To address this gap between how a brand wishes it was received and how it is actually received, brands must redefine integrity in a more dynamic and multidimensional manner. Instead of rigidly adhering to past practices and beliefs, brands should embrace adaptability, resilience, contextual awareness, and collective accountability in their decision-making processes. This calls for a shift from a short-sighted focus on self-preservation to a more inclusive and holistic approach that considers the wider impact of a brand's actions on society and the environment. A brand needs to expand its understanding of "self" to include its entire landscape of expression, and all the stakeholders encapsulated within. By expanding its notion of "self" to stand for all the organisms, individuals, and ecosystems it assimilates, deteriorates, takes from, and gives back to, a brand's self-interest can come to champion the reality of being a part of instead of being apart from local and global social and ecological contexts.

By adopting a broader view of brand integrity, brands can position themselves as agents of positive change, driving meaningful impact and contributing to a sustainable future. This requires questioning existing norms, embracing uncertainty, and collaborating with external stakeholders to co-create solutions that benefit not only the brand but also the broader community and ecosystem. Integrity should be viewed not as toeing the line but as a willingness to be uncomfortable and do what is right and necessary above what feels good and easy, committing to continuous maturation and transformation rather than settling into complacency and stagnancy. In essence, a brand should anchor all its targets, deliverables, goals, aspirations, sustainability initiatives, employee wellness programs, vision, and mission in eudaimonic prosperity instead of hedonic profitability. Transitioning from what has been to what is needed can be monetarily, operationally, structurally, administratively, and ideologically taxing on a brand, but it is the paradigm shift that is needed to attain climate goals, meet sustainability targets, bolster social equity and replenish ecological reserves.

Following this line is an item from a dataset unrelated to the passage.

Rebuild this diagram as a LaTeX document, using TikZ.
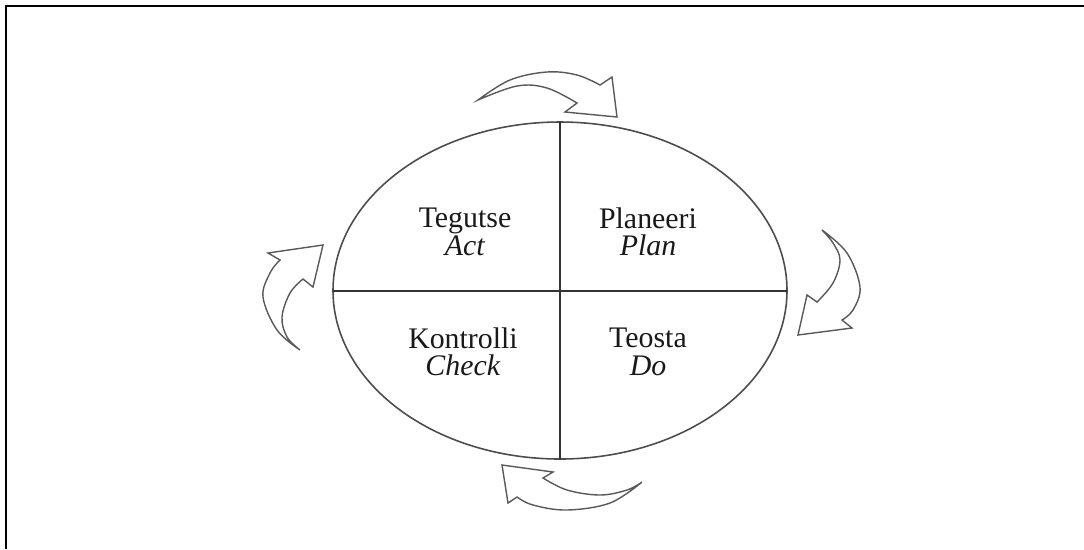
\documentclass[tikz,border=0pt]{standalone}
\usepackage{fontspec}
\setmainfont{Liberation Serif}
\begin{document}
\begin{tikzpicture}[x=0.02cm,y=-0.02cm,
  blockarrow/.style={draw=black!65, line width=0.8pt, line join=miter},
  divider/.style={draw=black!80, line width=1.1pt},
  oval/.style={draw=black!70, line width=0.9pt},
  label/.style={align=center, font=\fontsize{17}{15.6}\selectfont, text=black!90, inner sep=0pt}]
\useasboundingbox (0,0) rectangle (1084,549);
% frame (top and left only)
\draw[line width=1.2pt, black] (6,549) -- (6,6) -- (1084,6);
% oval and dividers
\draw[oval] (560,290.5) ellipse [x radius=227, y radius=168.5];
\coordinate (top) at (560,122);
\coordinate (bot) at (560,459);
\coordinate (lft) at (333,291);
\coordinate (rgt) at (787,291);
\draw[divider] (top) -- (bot);
\draw[divider] (lft) -- (rgt);
% labels
\node[label] (act)   at (465,232) {Tegutse\\\textit{Act}};
\node[label] (plan)  at (648,232) {Planeeri\\\textit{Plan}};
\node[label] (check) at (463,352) {Kontrolli\\\textit{Check}};
\node[label] (do)    at (648,352) {Teosta\\\textit{Do}};
% top arrow
\draw[blockarrow] plot[smooth, tension=0.6] coordinates {(478,100) (510,80) (547,72) (577,75) (600,85)}
  -- (612,77) -- (617,117) -- (565,112) -- (577,103)
  -- plot[smooth, tension=0.6] coordinates {(577,103) (547,88) (517,86) (478,100)} -- cycle;
% right arrow
\draw[blockarrow] plot[smooth, tension=0.6] coordinates {(822,230) (847,253) (860,287) (853,310) (842,320)}
  -- (852,328) -- (798,335) -- (807,295) -- (817,302)
  -- plot[smooth, tension=0.6] coordinates {(817,302) (833,283) (840,260) (833,243) (822,230)} -- cycle;
% bottom arrow
\draw[blockarrow] plot[smooth, tension=0.6] coordinates {(642,482) (610,503) (567,510) (533,505) (517,497)}
  -- (508,503) -- (502,465) -- (553,472) -- (543,478)
  -- plot[smooth, tension=0.6] coordinates {(543,478) (567,490) (600,495) (627,490) (642,482)} -- cycle;
% left arrow
\draw[blockarrow] plot[smooth, tension=0.6] coordinates {(300,350) (277,330) (263,297) (270,273) (280,260)}
  -- (268,253) -- (323,245) -- (313,287) -- (303,279)
  -- plot[smooth, tension=0.6] coordinates {(303,279) (290,293) (282,317) (287,337) (300,350)} -- cycle;
\end{tikzpicture}
\end{document}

It is common to perceive brands and corporations as faceless entities lacking a moral compass, yet this is far from the truth. Every company is composed of individuals who collectively imbue the brand with a sense of humanity. The company's culture, shaped by employees in leadership roles, gives an otherwise legally incorporated entity a relatable personality, a sense of purpose, core values, unshakeable beliefs, ethical principles, and other defining characteristics. Consequently, a company's consciousness is determined by those at its core. Like a ventriloquist dummy, the brand speaks and acts as directed by its operators. The more mindful and enlightened the puppeteers' minds and hearts are, the more intelligent, inclusive, and dynamic the inanimate dolls (the brand) feel.

Building a brand requires courage of character, accountability, and most critically integrity.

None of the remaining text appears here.